La primera curda de mi vida me la agarré a la temprana edad de 7 años. Fue un domingo a la mañana, cuando fui con mi viejo al taller mecánico para arreglar el FIAT 600. “El casco” lo habían bautizado al auto, porque mi viejo era cabezón y si se apoyaba en el fitito parecía un corredor de motocross con el casco abajo del brazo. Esa mañana mientras el mecánico y mi papá estaban en la fosa, yo, inocente criaturita de apenas 7 añitos de edad, abrí la heladera que el mecánico tenia en el taller y encontré un vinito termidor a medio tomar, lo probé y cerré la heladera, me acerque a la fosa para ver si me habían visto en la heladera, como nadie dijo nada, fui nuevamente y tomé otro sorbito más de vino. Después de varios circuitos heladera-fosa, mi papá me miró a los ojos y no tuve mejor idea que empezar a reírme a carcajadas. De inmediato se dieron cuenta que algo estaba haciendo, no tardaron en darse cuenta del estado alcohólico que había adquirido éste pequeño niño de 7 años, pero velozmente comencé a hablar en mi defensa, y quise comprobarles que mi estado era el mismo de siempre, con un poquito de olor a vino en mi boca, entonces comencé a saltar en una pata, así demostraría que podía controlar mis movimientos.

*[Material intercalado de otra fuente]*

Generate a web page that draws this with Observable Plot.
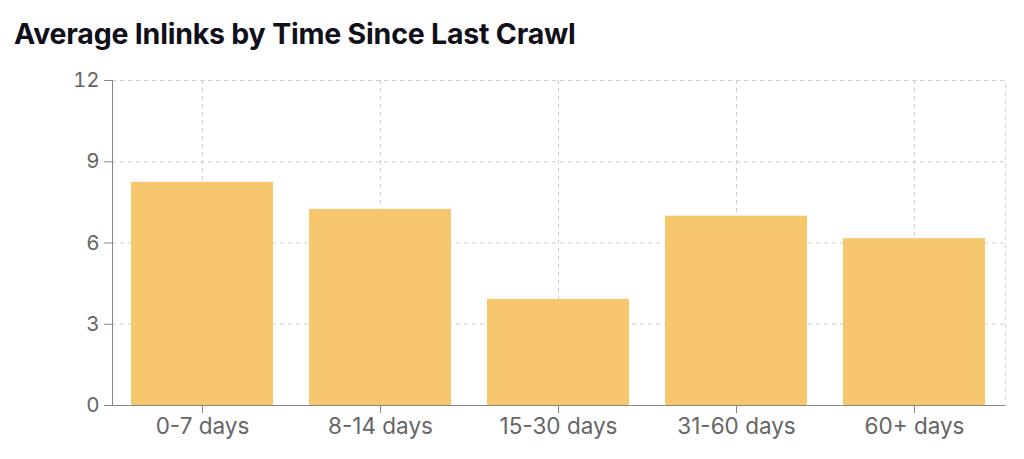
<!DOCTYPE html>
<html>
<head>
<meta charset="utf-8">
<script src="https://cdn.jsdelivr.net/npm/d3@7"></script>
<script src="https://cdn.jsdelivr.net/npm/@observablehq/plot@0.6"></script>
<style>
  html, body { margin: 0; padding: 0; background: #fff; }
  #title { font-family: Inter, "Open Sans", sans-serif; font-weight: 700; font-size: 28.5px; color: #10101a; position: absolute; left: 14px; top: 16px; margin: 0; line-height: 36px; letter-spacing: -0.2px; }
  #chart { position: absolute; left: 0; top: 60px; }
</style>
</head>
<body>
<div id="title">Average Inlinks by Time Since Last Crawl</div>
<div id="chart"></div>
<script>
const categories = ["0-7 days", "8-14 days", "15-30 days", "31-60 days", "60+ days"];
const avgInlinks = [8.24, 7.24, 3.92, 6.99, 6.16];
const yTicks = [0, 3, 6, 9, 12];

const data = categories.map((c, i) => ({range: c, value: avgInlinks[i]}));
const gridStyle = {stroke: "#cfcfcf", strokeOpacity: 1, strokeDasharray: "4,4", strokeWidth: 1};

const chart = Plot.plot({
  width: 1024,
  height: 399,
  marginTop: 20,
  marginBottom: 54,
  marginLeft: 112,
  marginRight: 19,
  style: {fontFamily: "Inter, 'Open Sans', sans-serif", background: "#fff"},
  x: {type: "band", domain: categories, paddingInner: 0.2, paddingOuter: 0.1, label: null},
  y: {domain: [0, 12], label: null},
  marks: [
    Plot.frame(gridStyle),
    Plot.gridY(yTicks, gridStyle),
    Plot.gridX(gridStyle),
    Plot.barY(data, {x: "range", y: "value", fill: "#f6c76c"}),
    Plot.axisY(yTicks, {tickSize: 8, tickPadding: 5, fontSize: 20.5, stroke: "#888", fill: "#666", label: null}),
    Plot.axisX({tickSize: 8, tickPadding: 5, fontSize: 22.5, stroke: "#888", fill: "#666", label: null}),
    Plot.frame({anchor: "left", stroke: "#888"}),
    Plot.ruleY([0], {stroke: "#888"})
  ]
});
document.getElementById("chart").appendChild(chart);
</script>
</body>
</html>
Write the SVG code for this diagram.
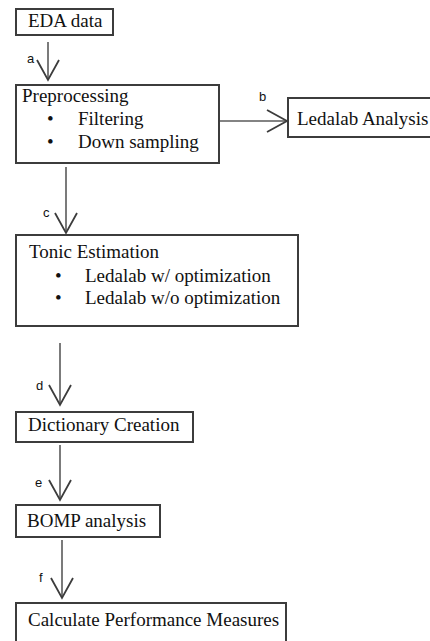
<svg xmlns="http://www.w3.org/2000/svg" width="430" height="641" viewBox="0 0 430 641">
<style>
.box{fill:#fff;stroke:#3c3c3c;stroke-width:2}
.t{font-family:"Liberation Serif","Times New Roman",serif;font-size:19px;fill:#111}
.lbl{font-family:"Liberation Sans",Arial,sans-serif;font-size:13px;fill:#111}
.ln{fill:none;stroke:#5a5a5a;stroke-width:1.6}
</style>
<defs>
<marker id="v" viewBox="0 0 24 24" refX="22" refY="12" markerWidth="24" markerHeight="24" markerUnits="userSpaceOnUse" orient="auto">
<path d="M2,1 L22,12 L2,23" fill="none" stroke="#3c3c3c" stroke-width="1.8"/>
</marker>
</defs>
<rect width="430" height="641" fill="#fff"/>
<g id="connectors">
<line class="ln" x1="48" y1="42" x2="48" y2="80" marker-end="url(#v)"/>
<line class="ln" x1="219" y1="121" x2="287" y2="121" marker-end="url(#v)"/>
<line class="ln" x1="66" y1="167" x2="66" y2="233" marker-end="url(#v)"/>
<line class="ln" x1="60" y1="343" x2="60" y2="405" marker-end="url(#v)"/>
<line class="ln" x1="60" y1="445" x2="60" y2="500" marker-end="url(#v)"/>
<line class="ln" x1="62" y1="540" x2="62" y2="598" marker-end="url(#v)"/>
<text class="lbl" x="27" y="63">a</text>
<text class="lbl" x="259" y="101">b</text>
<text class="lbl" x="43" y="217">c</text>
<text class="lbl" x="36" y="390">d</text>
<text class="lbl" x="35" y="487">e</text>
<text class="lbl" x="39" y="582">f</text>
</g>
<g id="eda">
<rect class="box" x="16" y="9" width="97" height="26"/>
<text class="t" x="28" y="27">EDA data</text>
</g>
<g id="preprocessing">
<rect class="box" x="16" y="85" width="203" height="78"/>
<text class="t" x="22" y="102">Preprocessing</text>
<text class="t" x="47" y="125">•</text>
<text class="t" x="78" y="125">Filtering</text>
<text class="t" x="47" y="148">•</text>
<text class="t" x="78" y="148">Down sampling</text>
</g>
<g id="ledalab">
<rect class="box" x="288" y="98" width="150" height="39"/>
<text class="t" x="297" y="125">Ledalab Analysis</text>
</g>
<g id="tonic">
<rect class="box" x="16" y="235" width="282" height="91"/>
<text class="t" x="29" y="258">Tonic Estimation</text>
<text class="t" x="55" y="282">•</text>
<text class="t" x="85" y="282">Ledalab w/ optimization</text>
<text class="t" x="55" y="304">•</text>
<text class="t" x="85" y="304">Ledalab w/o optimization</text>
</g>
<g id="dictionary">
<rect class="box" x="16" y="412" width="177" height="30"/>
<text class="t" x="28" y="431">Dictionary Creation</text>
</g>
<g id="bomp">
<rect class="box" x="16" y="505" width="144" height="32"/>
<text class="t" x="27" y="527">BOMP analysis</text>
</g>
<g id="calculate">
<rect class="box" x="16" y="603" width="270" height="50"/>
<text class="t" x="28" y="626">Calculate Performance Measures</text>
</g>
</svg>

No sé si fue al cuarto o quinto salto que se me rompió la chancleta de goma azul y me pegué un golpe que para que te cuento... encima mi papá me obligo a ir saltando en una pata hasta mi casa mientras él me iba pateando el culo cada tres saltos.
Aprendí la lección esa misma mañana, para cuando me agarré la segunda curda de mi vida, también a los 7 años, antes me aseguré de tener puestas las zapatillas.